**Supplied material:**
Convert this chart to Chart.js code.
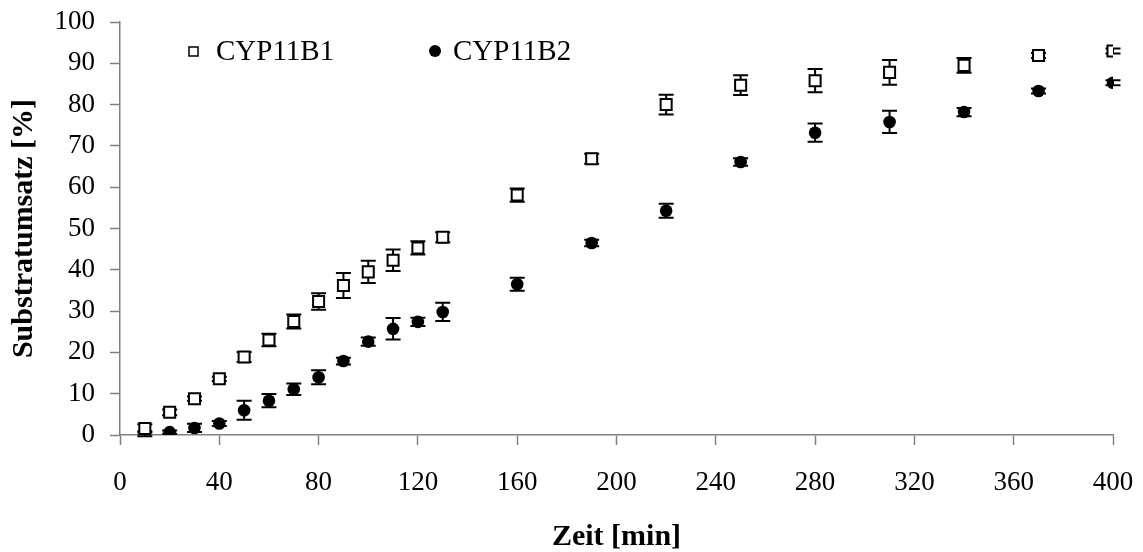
<!DOCTYPE html>
<html lang="de">
<head>
    <meta charset="UTF-8">
    <title>Substratumsatz</title>
    <script src="https://cdn.jsdelivr.net/npm/chart.js"></script>
    <style>
        body { margin: 0; background: #fff; }
        #wrap { width: 1143px; height: 552px; }
    </style>
</head>
<body>
    <div id="wrap"><canvas id="myChart" width="1143" height="552"></canvas></div>

    <script>
        // Messzeitpunkte [min]
        const zeit = [10, 20, 30, 40, 50, 60, 70, 80, 90, 100, 110, 120, 130, 160, 190, 220, 250, 280, 310, 340, 370, 400];

        // Umsatz [%] und Fehler
        const cyp11b1 = [1.6, 5.5, 8.8, 13.6, 18.9, 23.0, 27.5, 32.3, 36.2, 39.5, 42.3, 45.3, 47.9, 58.1, 66.9, 80.0, 84.7, 85.8, 87.8, 89.5, 91.9, 93.0];
        const cyp11b1Err = [1.0, 0.7, 0.5, 0.5, 1.2, 1.5, 1.7, 2.0, 3.0, 2.7, 2.6, 1.6, 1.2, 1.6, 1.2, 2.4, 2.4, 2.8, 3.0, 1.8, 0.6, 0.6];
        const cyp11b2 = [0.3, 0.7, 1.7, 2.8, 6.0, 8.3, 11.1, 14.0, 17.9, 22.6, 25.7, 27.4, 29.8, 36.5, 46.5, 54.3, 66.1, 73.2, 75.8, 78.2, 83.3, 85.3];
        const cyp11b2Err = [0.6, 0.4, 1.0, 0.6, 2.3, 1.6, 1.4, 1.7, 0.8, 1.0, 2.6, 1.0, 2.2, 1.6, 0.8, 1.7, 0.9, 2.2, 2.7, 1.0, 0.6, 0.6];

        const serif = '"Liberation Serif", "Times New Roman", serif';
        const axisGray = '#808080';

        function toPoints(ys) {
            return zeit.map((x, i) => ({ x: x, y: ys[i] }));
        }

        // Fehlerbalken hinter die Marker zeichnen
        const errorBars = {
            id: 'errorBars',
            beforeDatasetsDraw(chart) {
                const c = chart.ctx;
                const xs = chart.scales.x, ys = chart.scales.y;
                c.save();
                c.strokeStyle = '#000';
                c.lineWidth = 2;
                chart.data.datasets.forEach(ds => {
                    ds.data.forEach((p, i) => {
                        const e = ds.err[i];
                        const px = xs.getPixelForValue(p.x);
                        const top = ys.getPixelForValue(p.y + e);
                        const bot = ys.getPixelForValue(p.y - e);
                        c.beginPath();
                        c.moveTo(px, top); c.lineTo(px, bot);
                        c.moveTo(px - 7.5, top); c.lineTo(px + 7.5, top);
                        c.moveTo(px - 7.5, bot); c.lineTo(px + 7.5, bot);
                        c.stroke();
                    });
                });
                c.restore();
            }
        };

        // Legende innerhalb des Diagramms
        const innerLegend = {
            id: 'innerLegend',
            afterDraw(chart) {
                const c = chart.ctx;
                c.save();
                c.font = '29px ' + serif;
                c.textBaseline = 'middle';
                // Quadrat
                c.strokeStyle = '#000';
                c.lineWidth = 1.5;
                c.fillStyle = '#fff';
                c.fillRect(189, 47, 9, 9);
                c.strokeRect(189, 47, 9, 9);
                c.fillStyle = '#000';
                c.fillText('CYP11B1', 216, 52);
                // Kreis
                c.beginPath();
                c.arc(435, 51, 6, 0, Math.PI * 2);
                c.fill();
                c.fillText('CYP11B2', 453, 52);
                c.restore();
            }
        };

        const ctx = document.getElementById('myChart').getContext('2d');
        new Chart(ctx, {
            type: 'scatter',
            data: {
                datasets: [
                    {
                        label: 'CYP11B1',
                        data: toPoints(cyp11b1),
                        err: cyp11b1Err,
                        pointStyle: 'rect',
                        pointRadius: 7.8,
                        backgroundColor: '#fff',
                        borderColor: '#000',
                        borderWidth: 2
                    },
                    {
                        label: 'CYP11B2',
                        data: toPoints(cyp11b2),
                        err: cyp11b2Err,
                        pointStyle: 'circle',
                        pointRadius: 6.3,
                        backgroundColor: '#000',
                        borderColor: '#000',
                        borderWidth: 0
                    }
                ]
            },
            options: {
                responsive: false,
                animation: false,
                layout: { padding: { top: 22, right: 30, left: 0, bottom: 0 } },
                plugins: {
                    legend: { display: false },
                    tooltip: { enabled: false }
                },
                scales: {
                    x: {
                        type: 'linear',
                        min: 0,
                        max: 400,
                        afterFit: s => { s.height = 117; s.paddingLeft = 0; s.paddingRight = 0; },
                        border: { color: axisGray, width: 1.5 },
                        grid: { drawOnChartArea: false, tickLength: 10, color: axisGray, tickWidth: 1.5 },
                        ticks: { stepSize: 40, padding: 22, color: '#000', font: { family: serif, size: 27 } },
                        title: {
                            display: true,
                            text: 'Zeit [min]',
                            color: '#000',
                            padding: { top: 0, bottom: 0 },
                            font: { family: serif, size: 30, weight: 'bold', lineHeight: 1 }
                        }
                    },
                    y: {
                        min: 0,
                        max: 100,
                        afterFit: s => { s.width = 120; s.paddingTop = 0; s.paddingBottom = 0; },
                        border: { color: axisGray, width: 1.5 },
                        grid: { drawOnChartArea: false, tickLength: 10, color: axisGray, tickWidth: 1.5 },
                        ticks: { stepSize: 10, padding: 15, color: '#000', font: { family: serif, size: 27 } },
                        title: {
                            display: true,
                            text: 'Substratumsatz [%]',
                            color: '#000',
                            padding: { top: 9, bottom: 0 },
                            font: { family: serif, size: 30, weight: 'bold', lineHeight: 1 }
                        }
                    }
                }
            },
            plugins: [errorBars, innerLegend]
        });
    </script>
</body>
</html>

**Written task:** Without the pictures, print the whole listing exactly as given.

**Result of this exercise:**
Convert this chart to Chart.js code.
<!DOCTYPE html>
<html lang="de">
<head>
    <meta charset="UTF-8">
    <title>Substratumsatz</title>
    <script src="https://cdn.jsdelivr.net/npm/chart.js"></script>
    <style>
        body { margin: 0; background: #fff; }
        #wrap { width: 1143px; height: 552px; }
    </style>
</head>
<body>
    <div id="wrap"><canvas id="myChart" width="1143" height="552"></canvas></div>

    <script>
        // Messzeitpunkte [min]
        const zeit = [10, 20, 30, 40, 50, 60, 70, 80, 90, 100, 110, 120, 130, 160, 190, 220, 250, 280, 310, 340, 370, 400];

        // Umsatz [%] und Fehler
        const cyp11b1 = [1.6, 5.5, 8.8, 13.6, 18.9, 23.0, 27.5, 32.3, 36.2, 39.5, 42.3, 45.3, 47.9, 58.1, 66.9, 80.0, 84.7, 85.8, 87.8, 89.5, 91.9, 93.0];
        const cyp11b1Err = [1.0, 0.7, 0.5, 0.5, 1.2, 1.5, 1.7, 2.0, 3.0, 2.7, 2.6, 1.6, 1.2, 1.6, 1.2, 2.4, 2.4, 2.8, 3.0, 1.8, 0.6, 0.6];
        const cyp11b2 = [0.3, 0.7, 1.7, 2.8, 6.0, 8.3, 11.1, 14.0, 17.9, 22.6, 25.7, 27.4, 29.8, 36.5, 46.5, 54.3, 66.1, 73.2, 75.8, 78.2, 83.3, 85.3];
        const cyp11b2Err = [0.6, 0.4, 1.0, 0.6, 2.3, 1.6, 1.4, 1.7, 0.8, 1.0, 2.6, 1.0, 2.2, 1.6, 0.8, 1.7, 0.9, 2.2, 2.7, 1.0, 0.6, 0.6];

        const serif = '"Liberation Serif", "Times New Roman", serif';
        const axisGray = '#808080';

        function toPoints(ys) {
            return zeit.map((x, i) => ({ x: x, y: ys[i] }));
        }

        // Fehlerbalken hinter die Marker zeichnen
        const errorBars = {
            id: 'errorBars',
            beforeDatasetsDraw(chart) {
                const c = chart.ctx;
                const xs = chart.scales.x, ys = chart.scales.y;
                c.save();
                c.strokeStyle = '#000';
                c.lineWidth = 2;
                chart.data.datasets.forEach(ds => {
                    ds.data.forEach((p, i) => {
                        const e = ds.err[i];
                        const px = xs.getPixelForValue(p.x);
                        const top = ys.getPixelForValue(p.y + e);
                        const bot = ys.getPixelForValue(p.y - e);
                        c.beginPath();
                        c.moveTo(px, top); c.lineTo(px, bot);
                        c.moveTo(px - 7.5, top); c.lineTo(px + 7.5, top);
                        c.moveTo(px - 7.5, bot); c.lineTo(px + 7.5, bot);
                        c.stroke();
                    });
                });
                c.restore();
            }
        };

        // Legende innerhalb des Diagramms
        const innerLegend = {
            id: 'innerLegend',
            afterDraw(chart) {
                const c = chart.ctx;
                c.save();
                c.font = '29px ' + serif;
                c.textBaseline = 'middle';
                // Quadrat
                c.strokeStyle = '#000';
                c.lineWidth = 1.5;
                c.fillStyle = '#fff';
                c.fillRect(189, 47, 9, 9);
                c.strokeRect(189, 47, 9, 9);
                c.fillStyle = '#000';
                c.fillText('CYP11B1', 216, 52);
                // Kreis
                c.beginPath();
                c.arc(435, 51, 6, 0, Math.PI * 2);
                c.fill();
                c.fillText('CYP11B2', 453, 52);
                c.restore();
            }
        };

        const ctx = document.getElementById('myChart').getContext('2d');
        new Chart(ctx, {
            type: 'scatter',
            data: {
                datasets: [
                    {
                        label: 'CYP11B1',
                        data: toPoints(cyp11b1),
                        err: cyp11b1Err,
                        pointStyle: 'rect',
                        pointRadius: 7.8,
                        backgroundColor: '#fff',
                        borderColor: '#000',
                        borderWidth: 2
                    },
                    {
                        label: 'CYP11B2',
                        data: toPoints(cyp11b2),
                        err: cyp11b2Err,
                        pointStyle: 'circle',
                        pointRadius: 6.3,
                        backgroundColor: '#000',
                        borderColor: '#000',
                        borderWidth: 0
                    }
                ]
            },
            options: {
                responsive: false,
                animation: false,
                layout: { padding: { top: 22, right: 30, left: 0, bottom: 0 } },
                plugins: {
                    legend: { display: false },
                    tooltip: { enabled: false }
                },
                scales: {
                    x: {
                        type: 'linear',
                        min: 0,
                        max: 400,
                        afterFit: s => { s.height = 117; s.paddingLeft = 0; s.paddingRight = 0; },
                        border: { color: axisGray, width: 1.5 },
                        grid: { drawOnChartArea: false, tickLength: 10, color: axisGray, tickWidth: 1.5 },
                        ticks: { stepSize: 40, padding: 22, color: '#000', font: { family: serif, size: 27 } },
                        title: {
                            display: true,
                            text: 'Zeit [min]',
                            color: '#000',
                            padding: { top: 0, bottom: 0 },
                            font: { family: serif, size: 30, weight: 'bold', lineHeight: 1 }
                        }
                    },
                    y: {
                        min: 0,
                        max: 100,
                        afterFit: s => { s.width = 120; s.paddingTop = 0; s.paddingBottom = 0; },
                        border: { color: axisGray, width: 1.5 },
                        grid: { drawOnChartArea: false, tickLength: 10, color: axisGray, tickWidth: 1.5 },
                        ticks: { stepSize: 10, padding: 15, color: '#000', font: { family: serif, size: 27 } },
                        title: {
                            display: true,
                            text: 'Substratumsatz [%]',
                            color: '#000',
                            padding: { top: 9, bottom: 0 },
                            font: { family: serif, size: 30, weight: 'bold', lineHeight: 1 }
                        }
                    }
                }
            },
            plugins: [errorBars, innerLegend]
        });
    </script>
</body>
</html>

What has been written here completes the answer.